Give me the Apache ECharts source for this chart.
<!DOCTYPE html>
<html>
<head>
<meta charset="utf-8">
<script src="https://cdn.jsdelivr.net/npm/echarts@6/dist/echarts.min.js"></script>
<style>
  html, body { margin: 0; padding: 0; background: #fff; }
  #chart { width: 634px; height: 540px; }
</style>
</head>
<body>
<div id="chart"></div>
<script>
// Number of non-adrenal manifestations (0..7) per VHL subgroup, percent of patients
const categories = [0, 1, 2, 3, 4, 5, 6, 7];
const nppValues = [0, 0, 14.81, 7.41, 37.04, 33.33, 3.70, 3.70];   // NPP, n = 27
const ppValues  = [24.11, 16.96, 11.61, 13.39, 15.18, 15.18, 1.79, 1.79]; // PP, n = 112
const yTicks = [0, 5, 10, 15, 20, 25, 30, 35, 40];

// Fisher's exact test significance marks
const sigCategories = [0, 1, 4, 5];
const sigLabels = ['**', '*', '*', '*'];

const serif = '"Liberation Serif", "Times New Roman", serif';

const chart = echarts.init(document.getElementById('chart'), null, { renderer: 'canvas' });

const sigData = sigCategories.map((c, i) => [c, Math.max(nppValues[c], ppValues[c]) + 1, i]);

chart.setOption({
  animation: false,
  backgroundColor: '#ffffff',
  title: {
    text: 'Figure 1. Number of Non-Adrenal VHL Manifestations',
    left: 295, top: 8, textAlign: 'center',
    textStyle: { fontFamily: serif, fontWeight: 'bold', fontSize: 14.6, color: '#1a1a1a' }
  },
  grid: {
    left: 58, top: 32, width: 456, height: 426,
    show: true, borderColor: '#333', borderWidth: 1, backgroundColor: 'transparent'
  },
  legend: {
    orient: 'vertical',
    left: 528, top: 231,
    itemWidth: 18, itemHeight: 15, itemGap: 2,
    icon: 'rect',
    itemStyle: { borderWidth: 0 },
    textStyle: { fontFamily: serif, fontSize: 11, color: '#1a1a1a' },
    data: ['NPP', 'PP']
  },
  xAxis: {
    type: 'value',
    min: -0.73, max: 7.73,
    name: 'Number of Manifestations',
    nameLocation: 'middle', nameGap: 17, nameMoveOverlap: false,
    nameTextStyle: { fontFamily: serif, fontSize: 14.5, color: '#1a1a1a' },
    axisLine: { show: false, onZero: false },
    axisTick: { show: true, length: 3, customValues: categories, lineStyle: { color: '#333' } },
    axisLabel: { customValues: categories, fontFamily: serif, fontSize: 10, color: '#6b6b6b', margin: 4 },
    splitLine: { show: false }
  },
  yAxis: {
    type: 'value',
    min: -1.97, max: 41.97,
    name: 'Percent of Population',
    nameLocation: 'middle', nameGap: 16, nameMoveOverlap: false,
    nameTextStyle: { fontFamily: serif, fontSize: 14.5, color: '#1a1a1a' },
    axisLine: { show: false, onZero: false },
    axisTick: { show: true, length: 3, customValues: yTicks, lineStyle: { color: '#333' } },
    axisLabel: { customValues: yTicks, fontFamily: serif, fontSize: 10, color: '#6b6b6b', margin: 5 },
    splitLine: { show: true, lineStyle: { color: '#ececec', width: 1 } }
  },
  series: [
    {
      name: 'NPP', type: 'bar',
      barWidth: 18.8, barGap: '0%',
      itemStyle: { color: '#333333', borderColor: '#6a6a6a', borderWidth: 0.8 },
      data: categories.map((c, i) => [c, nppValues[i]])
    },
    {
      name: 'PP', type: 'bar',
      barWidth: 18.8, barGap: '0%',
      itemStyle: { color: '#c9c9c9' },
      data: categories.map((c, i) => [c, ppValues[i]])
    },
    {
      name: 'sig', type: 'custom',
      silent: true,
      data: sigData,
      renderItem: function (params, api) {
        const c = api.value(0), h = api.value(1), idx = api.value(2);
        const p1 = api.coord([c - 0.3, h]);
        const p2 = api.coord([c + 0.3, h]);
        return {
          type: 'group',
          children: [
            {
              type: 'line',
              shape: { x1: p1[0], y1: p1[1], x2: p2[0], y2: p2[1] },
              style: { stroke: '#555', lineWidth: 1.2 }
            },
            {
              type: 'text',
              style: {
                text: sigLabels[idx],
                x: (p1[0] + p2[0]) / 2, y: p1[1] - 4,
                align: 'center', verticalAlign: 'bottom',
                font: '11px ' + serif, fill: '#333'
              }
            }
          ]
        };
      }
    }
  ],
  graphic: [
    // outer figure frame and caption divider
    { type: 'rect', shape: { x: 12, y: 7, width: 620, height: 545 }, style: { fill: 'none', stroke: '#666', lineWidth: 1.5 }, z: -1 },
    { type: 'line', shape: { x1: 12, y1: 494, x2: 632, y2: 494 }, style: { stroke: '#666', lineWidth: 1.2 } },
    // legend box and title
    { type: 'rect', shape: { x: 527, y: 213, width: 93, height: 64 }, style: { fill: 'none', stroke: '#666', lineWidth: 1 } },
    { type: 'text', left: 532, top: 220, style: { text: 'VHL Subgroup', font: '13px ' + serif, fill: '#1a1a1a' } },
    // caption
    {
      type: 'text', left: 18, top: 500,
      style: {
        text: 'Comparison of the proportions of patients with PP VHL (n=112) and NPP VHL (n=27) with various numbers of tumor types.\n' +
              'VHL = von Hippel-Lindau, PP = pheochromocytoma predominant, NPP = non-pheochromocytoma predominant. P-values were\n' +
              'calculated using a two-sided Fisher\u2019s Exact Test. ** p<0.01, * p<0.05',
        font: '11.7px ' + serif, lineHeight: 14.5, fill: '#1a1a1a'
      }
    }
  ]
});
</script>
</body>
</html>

> Goal: Quote verbatim the opening lines of the listing above, ending with the line where "const sigData = sigCategories.map((c, i)" appears; include both endpoints and nothing more.

> Output of the exercise:
Give me the Apache ECharts source for this chart.
<!DOCTYPE html>
<html>
<head>
<meta charset="utf-8">
<script src="https://cdn.jsdelivr.net/npm/echarts@6/dist/echarts.min.js"></script>
<style>
  html, body { margin: 0; padding: 0; background: #fff; }
  #chart { width: 634px; height: 540px; }
</style>
</head>
<body>
<div id="chart"></div>
<script>
// Number of non-adrenal manifestations (0..7) per VHL subgroup, percent of patients
const categories = [0, 1, 2, 3, 4, 5, 6, 7];
const nppValues = [0, 0, 14.81, 7.41, 37.04, 33.33, 3.70, 3.70];   // NPP, n = 27
const ppValues  = [24.11, 16.96, 11.61, 13.39, 15.18, 15.18, 1.79, 1.79]; // PP, n = 112
const yTicks = [0, 5, 10, 15, 20, 25, 30, 35, 40];

// Fisher's exact test significance marks
const sigCategories = [0, 1, 4, 5];
const sigLabels = ['**', '*', '*', '*'];

const serif = '"Liberation Serif", "Times New Roman", serif';

const chart = echarts.init(document.getElementById('chart'), null, { renderer: 'canvas' });

const sigData = sigCategories.map((c, i) => [c, Math.max(nppValues[c], ppValues[c]) + 1, i]);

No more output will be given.